Each folder name, inside the project folder, corresponds to a release tag. Inside each tag folder, we have placed all the files in their appropriate path, which need to be replaced to generate the reports. For most of the projects, only pom.xml file needs to be updated. For others it might be different.

To generate the coverage report for a specific version, first clone the repo, using the link in the readme, then checkout to one of the version for which files are provided. For example, let's say we want to generate report for 1.1.10 release version of alibaba.druid. Below are the steps to do it:

  1. Clone it using git clone https://github.com/alibaba/druid.git
  2. Checkout to 1.1.10 release, using git checkout 1.1.10.
  3. Since our reports-generation/alibaba.druid/1.1.10 path, contains only pom.xml file at root, we will replace that in our project.
  4. The reports-generation/alibaba.druid/readme.md file asks to run, mvn clean test at the root directory. So we will run that.
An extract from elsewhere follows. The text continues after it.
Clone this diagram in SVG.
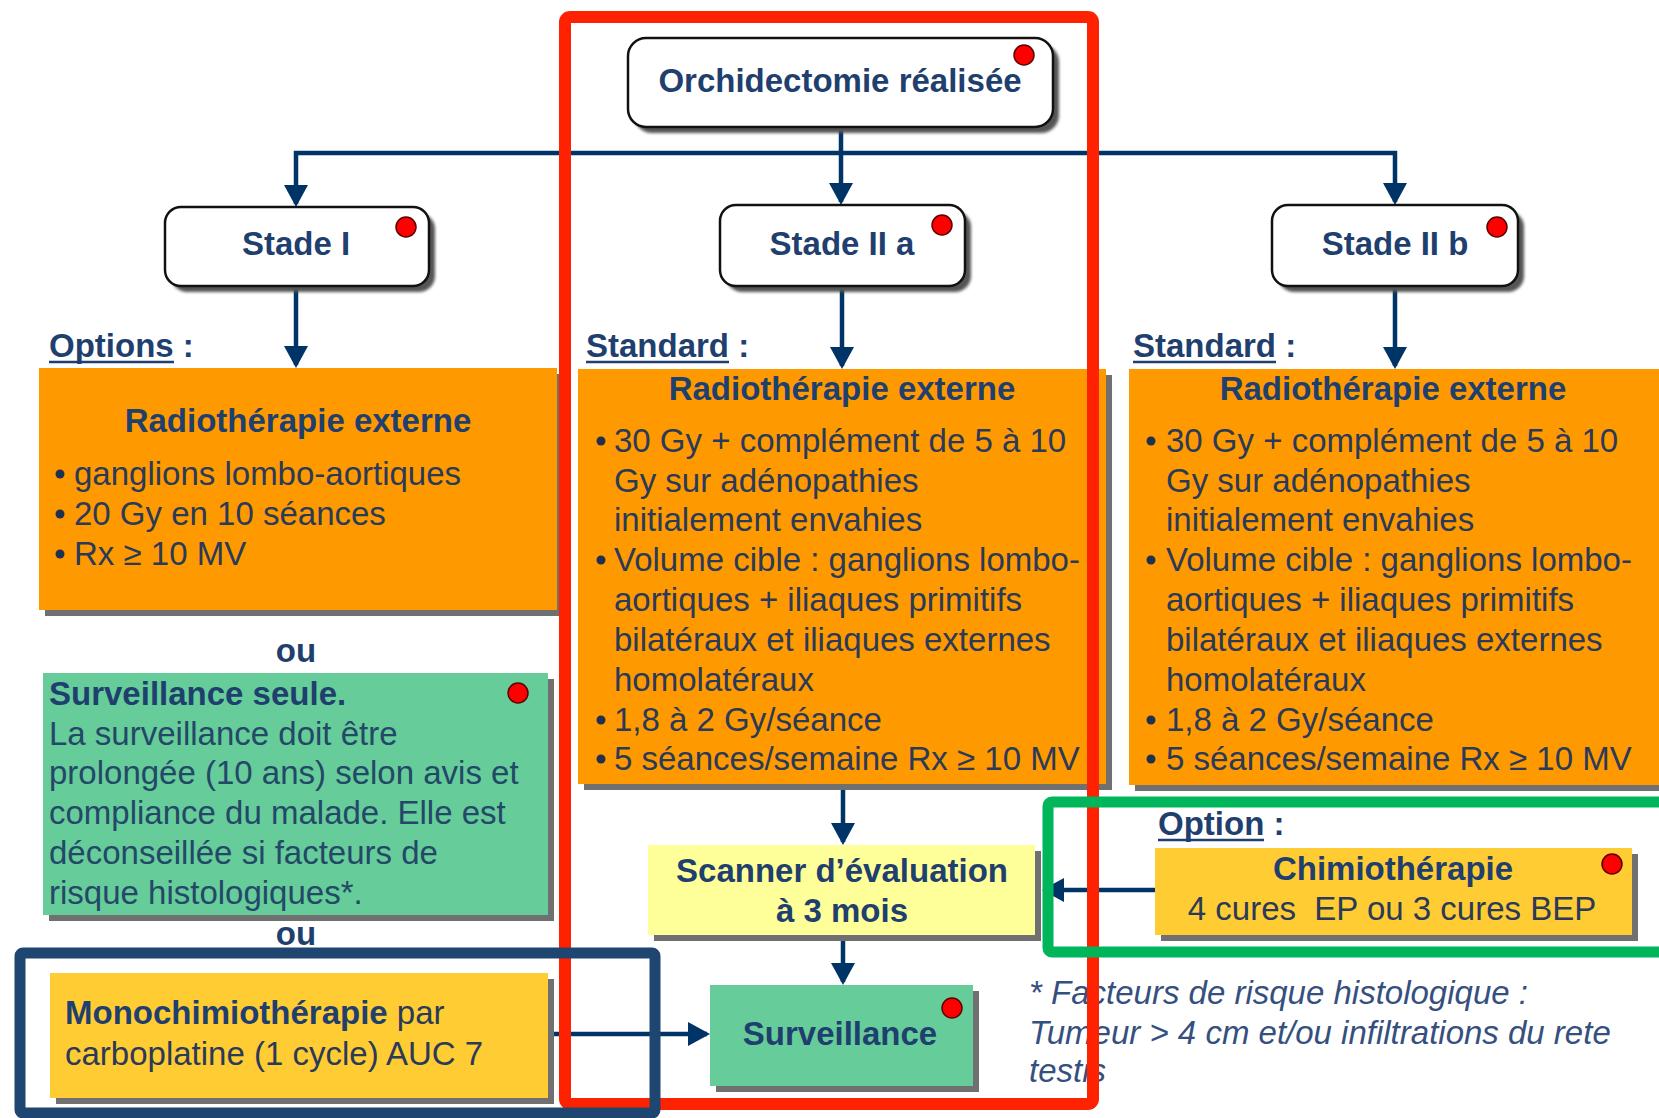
<svg xmlns="http://www.w3.org/2000/svg" width="1659" height="1118" viewBox="0 0 1659 1118">
<style>
text{font-family:"Liberation Sans",Arial,Helvetica,sans-serif;font-size:33px;fill:#213b63}
.b{font-weight:bold;fill:#1f3f6e}
.m{text-anchor:middle}
.body{fill:#2a3a58}
.gb{fill:#234868}
.it{font-style:italic;fill:#35507e;font-size:33px}
.rnd{fill:#fff;stroke:#111;stroke-width:2.5}
.sh{fill:#555;filter:url(#blur)}
.shf{fill:#707070}
.dot{fill:#ff0000;stroke:#5a0000;stroke-width:1.5}
.con{fill:none;stroke:#003366;stroke-width:4.5;marker-end:url(#arr)}
.ul{stroke:#1f3f6e;stroke-width:2.5}
.bul{fill:#1f3050}
.frame{fill:none}
</style>
<defs>
<filter id="blur" x="-5%" y="-5%" width="110%" height="120%"><feGaussianBlur stdDeviation="1.5"/></filter>
<marker id="arr" viewBox="0 0 22 24" refX="19" refY="12" markerWidth="22" markerHeight="24" orient="auto" markerUnits="userSpaceOnUse"><path d="M0,0 L22,12 L0,24 z" fill="#003366"/></marker>
</defs>
<rect width="1659" height="1118" fill="#fff"/>

<g id="connectors">
<path class="con" d="M841,127 V202"/>
<path class="con" d="M841,153 H296 V204"/>
<path class="con" d="M841,153 H1395 V202"/>
<path class="con" d="M296,286 V365"/>
<path class="con" d="M842,287 V366"/>
<path class="con" d="M1395,287 V366"/>
<path class="con" d="M843,785 V842"/>
<path class="con" d="M843,935 V982"/>
<path class="con" d="M548,1034 H707"/>
<path class="con" d="M1155,890 H1045"/>
</g>

<g id="orchidectomie">
<rect class="sh" x="634" y="44" width="425" height="89" rx="18"/>
<rect class="rnd" x="628" y="38" width="425" height="89" rx="18"/>
<text class="b m" x="840" y="92">Orchidectomie réalisée</text>
<circle class="dot" cx="1024" cy="55" r="10"/>
</g>

<g id="stade1">
<rect class="sh" x="171" y="213" width="264" height="79" rx="16"/>
<rect class="rnd" x="165" y="207" width="264" height="79" rx="16"/>
<text class="b m" x="296" y="255">Stade I</text>
<circle class="dot" cx="406" cy="227" r="10"/>
</g>

<g id="stade2a">
<rect class="sh" x="726" y="211" width="245" height="81" rx="16"/>
<rect class="rnd" x="720" y="205" width="245" height="81" rx="16"/>
<text class="b m" x="842" y="255">Stade II a</text>
<circle class="dot" cx="942" cy="225" r="10"/>
</g>

<g id="stade2b">
<rect class="sh" x="1278" y="211" width="246" height="81" rx="16"/>
<rect class="rnd" x="1272" y="205" width="246" height="81" rx="16"/>
<text class="b m" x="1395" y="255">Stade II b</text>
<circle class="dot" cx="1497" cy="227" r="10"/>
</g>

<g id="labels">
<text class="b" x="49" y="357">Options :</text>
<line class="ul" x1="49" y1="362" x2="174" y2="362"/>
<text class="b" x="586" y="357">Standard :</text>
<line class="ul" x1="586" y1="362" x2="729" y2="362"/>
<text class="b" x="1133" y="357">Standard :</text>
<line class="ul" x1="1133" y1="362" x2="1276" y2="362"/>
<text class="b m" x="296" y="662">ou</text>
<text class="b m" x="296" y="945">ou</text>
<text class="b" x="1158" y="835">Option :</text>
<line class="ul" x1="1158" y1="840" x2="1264" y2="840"/>
</g>

<g id="radio1">
<rect class="shf" x="45" y="374" width="518" height="242"/>
<rect x="39" y="368" width="518" height="242" fill="#ff9900"/>
<text class="b m" x="298" y="432">Radiothérapie externe</text>
<circle class="bul" cx="60" cy="474" r="4.5"/>
<circle class="bul" cx="60" cy="514" r="4.5"/>
<circle class="bul" cx="60" cy="554" r="4.5"/>
<text class="body" x="74" y="485">ganglions lombo-aortiques</text>
<text class="body" x="74" y="525">20 Gy en 10 séances</text>
<text class="body" x="74" y="565">Rx ≥ 10 MV</text>
</g>

<g id="radio2">
<rect class="shf" x="584" y="375" width="528" height="415"/>
<rect x="578" y="369" width="528" height="415" fill="#ff9900"/>
<text class="b m" x="842" y="400">Radiothérapie externe</text>
<circle class="bul" cx="601" cy="441" r="4.5"/>
<circle class="bul" cx="601" cy="560" r="4.5"/>
<circle class="bul" cx="601" cy="720" r="4.5"/>
<circle class="bul" cx="601" cy="759" r="4.5"/>
<text class="body" x="614" y="452">30 Gy + complément de 5 à 10</text>
<text class="body" x="614" y="492">Gy sur adénopathies</text>
<text class="body" x="614" y="531">initialement envahies</text>
<text class="body" x="614" y="571">Volume cible : ganglions lombo-</text>
<text class="body" x="614" y="611">aortiques + iliaques primitifs</text>
<text class="body" x="614" y="651">bilatéraux et iliaques externes</text>
<text class="body" x="614" y="691">homolatéraux</text>
<text class="body" x="614" y="731">1,8 à 2 Gy/séance</text>
<text class="body" x="614" y="770">5 séances/semaine Rx ≥ 10 MV</text>
</g>

<g id="radio3">
<rect class="shf" x="1135" y="375" width="540" height="416"/>
<rect x="1129" y="369" width="540" height="416" fill="#ff9900"/>
<text class="b m" x="1393" y="400">Radiothérapie externe</text>
<circle class="bul" cx="1151" cy="441" r="4.5"/>
<circle class="bul" cx="1151" cy="560" r="4.5"/>
<circle class="bul" cx="1151" cy="720" r="4.5"/>
<circle class="bul" cx="1151" cy="759" r="4.5"/>
<text class="body" x="1166" y="452">30 Gy + complément de 5 à 10</text>
<text class="body" x="1166" y="492">Gy sur adénopathies</text>
<text class="body" x="1166" y="531">initialement envahies</text>
<text class="body" x="1166" y="571">Volume cible : ganglions lombo-</text>
<text class="body" x="1166" y="611">aortiques + iliaques primitifs</text>
<text class="body" x="1166" y="651">bilatéraux et iliaques externes</text>
<text class="body" x="1166" y="691">homolatéraux</text>
<text class="body" x="1166" y="731">1,8 à 2 Gy/séance</text>
<text class="body" x="1166" y="770">5 séances/semaine Rx ≥ 10 MV</text>
</g>

<g id="surveillance-seule">
<rect class="shf" x="49" y="679" width="505" height="242"/>
<rect x="43" y="673" width="505" height="242" fill="#66cc99"/>
<text class="b" x="49" y="705">Surveillance seule.</text>
<text class="gb" x="49" y="745">La surveillance doit être</text>
<text class="gb" x="49" y="784">prolongée (10 ans) selon avis et</text>
<text class="gb" x="49" y="824">compliance du malade. Elle est</text>
<text class="gb" x="49" y="864">déconseillée si facteurs de</text>
<text class="gb" x="49" y="904">risque histologiques*.</text>
<circle class="dot" cx="518" cy="693" r="10"/>
</g>

<g id="monochimio">
<rect class="shf" x="56" y="979" width="498" height="125"/>
<rect x="50" y="973" width="498" height="125" fill="#ffcc33"/>
<text x="65" y="1024"><tspan class="b">Monochimiothérapie</tspan><tspan class="body"> par</tspan></text>
<text class="body" x="65" y="1065">carboplatine (1 cycle) AUC 7</text>
</g>

<g id="scanner">
<rect class="shf" x="654" y="851" width="387" height="90"/>
<rect x="648" y="845" width="387" height="90" fill="#ffff99"/>
<text class="b m" x="842" y="882">Scanner d’évaluation</text>
<text class="b m" x="842" y="922">à 3 mois</text>
</g>

<g id="surveillance">
<rect class="shf" x="716" y="991" width="263" height="101"/>
<rect x="710" y="985" width="263" height="101" fill="#66cc99"/>
<text class="b m" x="840" y="1045">Surveillance</text>
<circle class="dot" cx="952" cy="1008" r="10"/>
</g>

<g id="chimio">
<rect class="shf" x="1161" y="854" width="477" height="87"/>
<rect x="1155" y="848" width="477" height="87" fill="#ffcc33"/>
<text class="b m" x="1393" y="880">Chimiothérapie</text>
<text class="body m" x="1392" y="920" xml:space="preserve">4 cures  EP ou 3 cures BEP</text>
<circle class="dot" cx="1612" cy="864" r="10"/>
</g>

<g id="footnote">
<text class="it" x="1029" y="1004">* Facteurs de risque histologique :</text>
<text class="it" x="1029" y="1044">Tumeur &gt; 4 cm et/ou infiltrations du rete</text>
<text class="it" x="1029" y="1082">testis</text>
</g>

<g id="highlights">
<rect class="frame" x="565" y="17" width="528" height="1087" rx="5" stroke="#ff2200" stroke-width="12"/>
<rect class="frame" x="20" y="953" width="635" height="160" rx="3" stroke="#1f4670" stroke-width="11"/>
<rect class="frame" x="1048" y="802" width="700" height="150" rx="4" stroke="#00b55a" stroke-width="11"/>
</g>
</svg>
That's it. The report will be generateed in the /target folder at root directory.

Note: If you need to run evaluation with those newly generated reports, you need to first add them in the reports folder.

Step 2: Generating Reports for Next Versions

The readme file for each project contains the instructions on how to generate the reports for the next versions. For some projects, there are a lot of discrepencies, for others it is not very different for different versions. For example, for alibaba.druid project, the isntructions can ev found in reports-generation/alibaba.druid/readme.md.

🙌 Acknowledgement

Thanks to Prof. Sarah for guiding us throughout the project and teaching the skills necessary to execute the idea. A shoutout to CMPUT501 TAs - Batyr and Henry as well for all the lab sessions and walkthroughs on actually using different technologies.